I can't see a problem with people filling up their EV at home if you explained how cheap it is. The problem is people are oblivious that EVs exist, let alone how cheap they are to run.
Presumably they've looked at Ecotricity's returns on the investment in EH and not found them attractive. That's the risk you take,. going first. And could Ecotricity have built the EH without Nissan's investment? The natural sponsors of charging points at the moment are the car manufacturers. Look at the number of Tesla charge points that have gone in recently.

The other networks are dependent on site owners wanting installations, which means that the locations of new chargers has no strategic planning.

I think we need some changes in government subsidies.
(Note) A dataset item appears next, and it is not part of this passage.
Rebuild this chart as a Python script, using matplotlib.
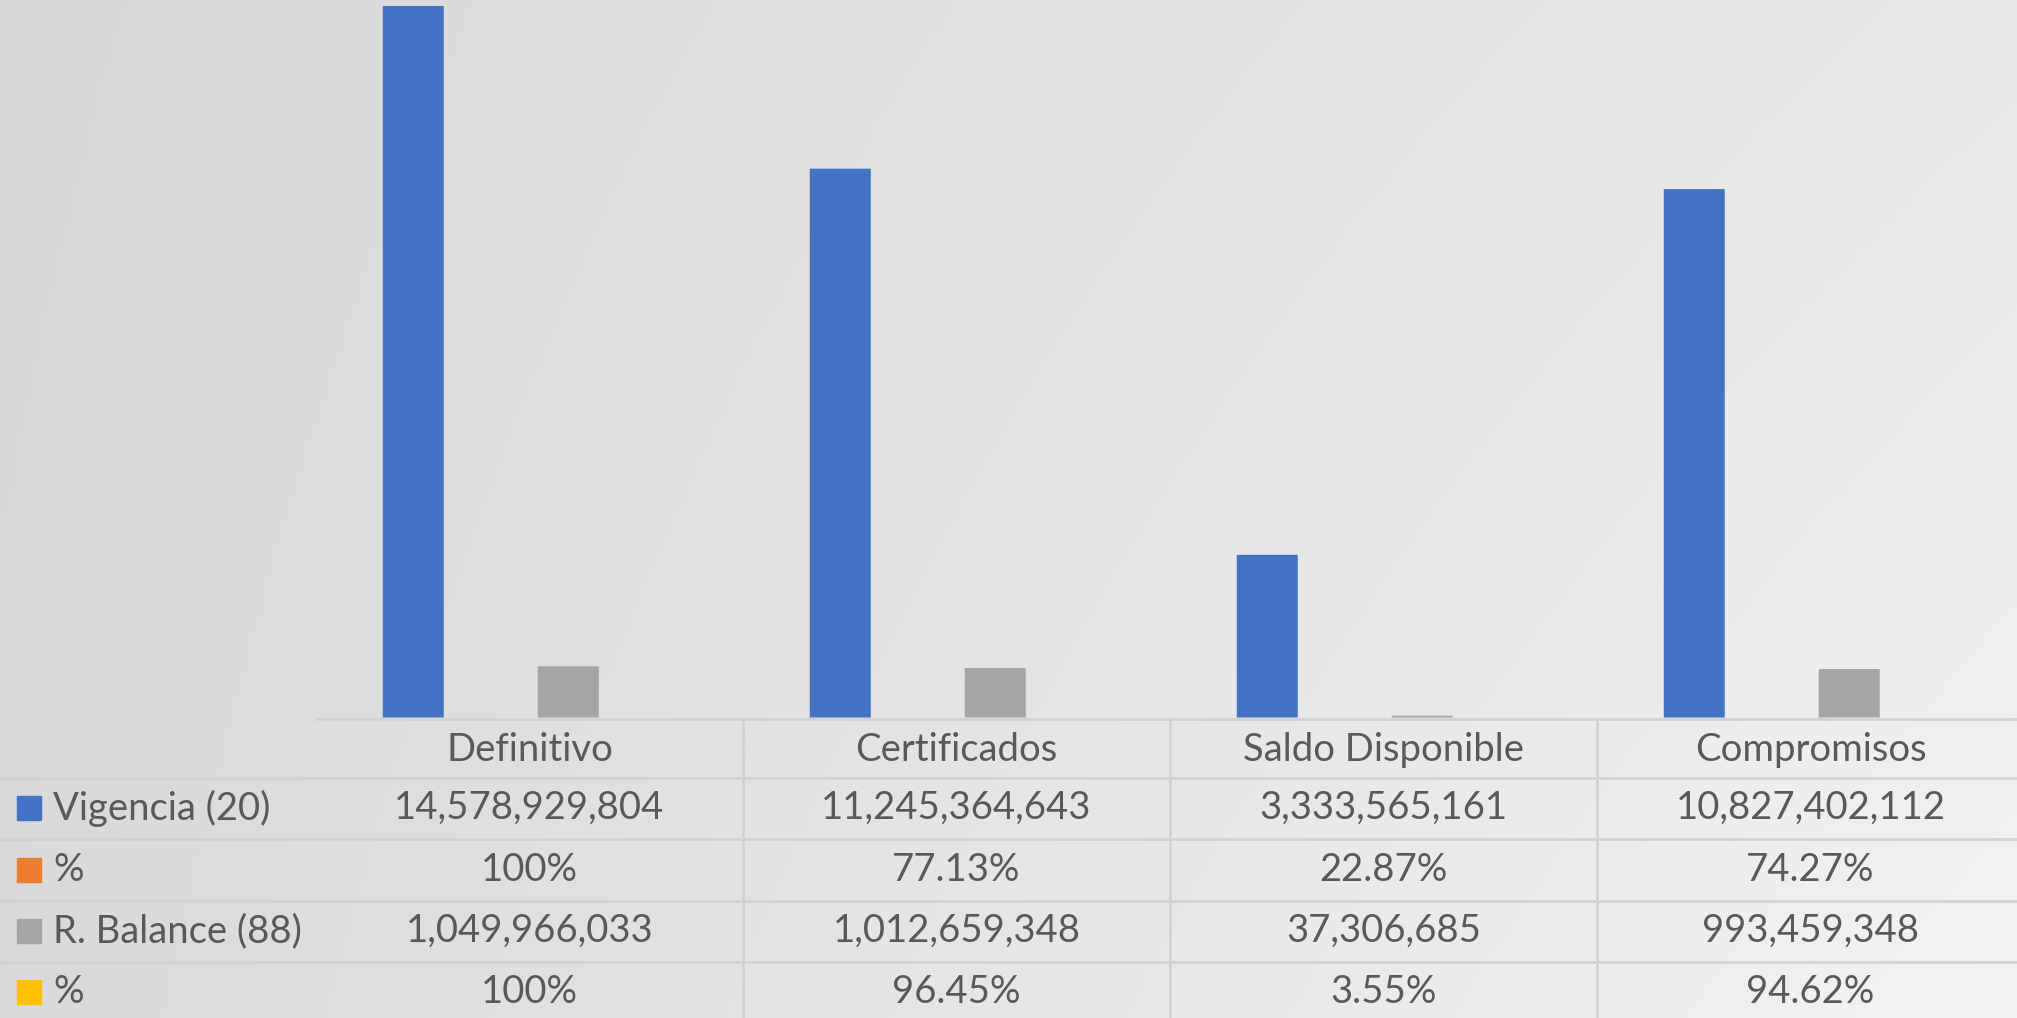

The kerbside charging aspect of OLEV is not, as far as I know, being taken up to any significant degree. Better to aim it at building a rapid charger network on major A road routes.

I'd go for a subsidy on installing rapids, and associated power supply, that was proportional to the distance from the nearest equivalent facility. As it is it seems that installation decisions are being made on the basis of local EV ownership, which is resulting in clusters of chargers too close to where many owners live to be of use to them.

Unfortunately some people do not have off road parking which will definitely hinder people from purchasing EVs. Untill manufacturers release affordable EVs with a genuine 300+ range with 100+ kWh charge rates at nationwide stations. Obviously this will take time, but they will get there.
Even then, if you don't have a home charge facility you loose a big slice of the economic gain from driving a BEV.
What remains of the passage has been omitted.